|stand of oaks, Running Y Resort, Klamath Falls, Oregon|
As a child on road trips south to visit extended family, and though we crossed the state line within half an hour, I knew we were in the real California once I could see rolling golden hills dotted with oak trees sliding past the car window. Now, many of those same hills are covered in identical drab brown two-story houses and ribbons of asphalt roads, the oaks and grasses long gone, paradise paved as in the Joni Mitchell song. California's international popularity, product of Hollywood, has been slowly, year by year, destroying the natural, wild landscape that drew everyone to it like a magnet—gold dust, gold light, gold hills stretching off into the horizon as in so many cowboy films. By the 1950s when my father's family arrived from Ohio-Indiana, exurban California was blanketed in irrigated orchards of oranges and almonds, since turned into housing developments spreading further and further into Central Valley farmland as population rises. (When the water runs out, California will be not just toast but burnt toast, and then people will flood north.)
|half-pano view of Klamath Lake|
|scrub white oaks, Klamath Lake|
Raised in the high desert of southern Oregon with sage brush, juniper, and ponderosa pine, I did not grow up around oaks, so they to me seem a foreign tree. Oregon's Willamette Valley, where I've lived for almost 10 years now, has oak trees, but they hide among all the pines and broad-leaf maples. While California's oaks stand apart, dotting the hills like ingenues at a casting call, Northwest Oregon's oaks blend into the background, a blur of green in the rainforest—extras, to continue the film metaphor. Medford in Southwest Oregon on the side of the Cascade Range opposite Klamath also has oaks and a drier climate more like northern California's (which is why I sometimes think about settling there, halfway between Portland and the Bay, restless, dissatisfied human that I am.) A little googling shows the Oregon white oak (Quercus garryana) territory ranging from British Columbia all the way down to southern California.

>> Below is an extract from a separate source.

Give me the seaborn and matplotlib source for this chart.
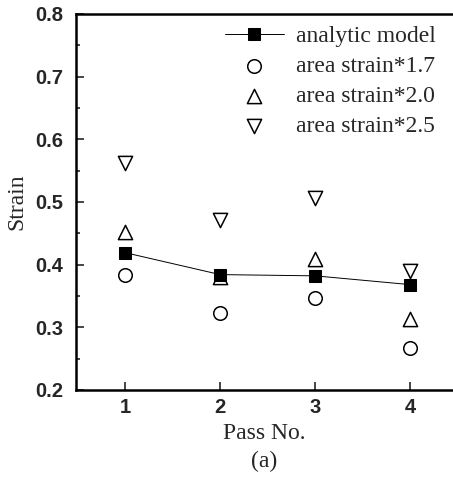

California has 20 native oak species, of which the Oregon white oak is but one.
|Oregon white oaks, Running Y, Klamath Falls, Oregon|
|oak leaf litter, Running Y, Klamath Falls, Oregon|
Yet just this year my youngest brother, a former Eagle Scout, told me that the Klamath Basin once had oaks, but the farmers and ranchers found the trees bothersome and chopped them all down. As evidence, K knew of a section of oaks still standing out past Keno, which he'd found while looking at old maps. I asked to one day be taken to these oaks. Then this summer I found them in not just one but two places in the Klamath area—meaning, there must be more.
They are scrubbier white oaks with thinner trunks compared to most Oregon white oaks, but they are oaks—my favorite tree. I first tripped across these scrub oaks by accident while on the Klamath Lake side of the Running Y Resort, which in my childhood used to be a large undeveloped cattle ranch. Oaks in Klamath, really? We had white pelicans, bald eagles, and a crop of seagulls that hung out at McDonald's, a five hours' drive inland from the Pacific Ocean—but oaks? This for me was as if learning dragons were real and living in caves around Crater Lake.
|oak leaf and acorn cap, Klamath River Canyon, Oregon|
On another afternoon, my step-father and I drove down into the Klamath River canyon on a curvy gravel road and stopped at a turn-off park by the river, where we spotted an orange-and-black-and-cream-ribboned California King snake (further proof that we are not far from the California border in my hometown), winding fast into the bushes away from our cameras. Oaks stood above us and all along the canyon walls among the pines. I dipped my toes into the river, the clear water cooling my feet, looked up at the blue sky, and thought about how, regardless of what cynics say, there are hidden depths to the familiar. There is magic in nature all around, if only we're open to it. And so I fell a little in love with the place I always longed to leave.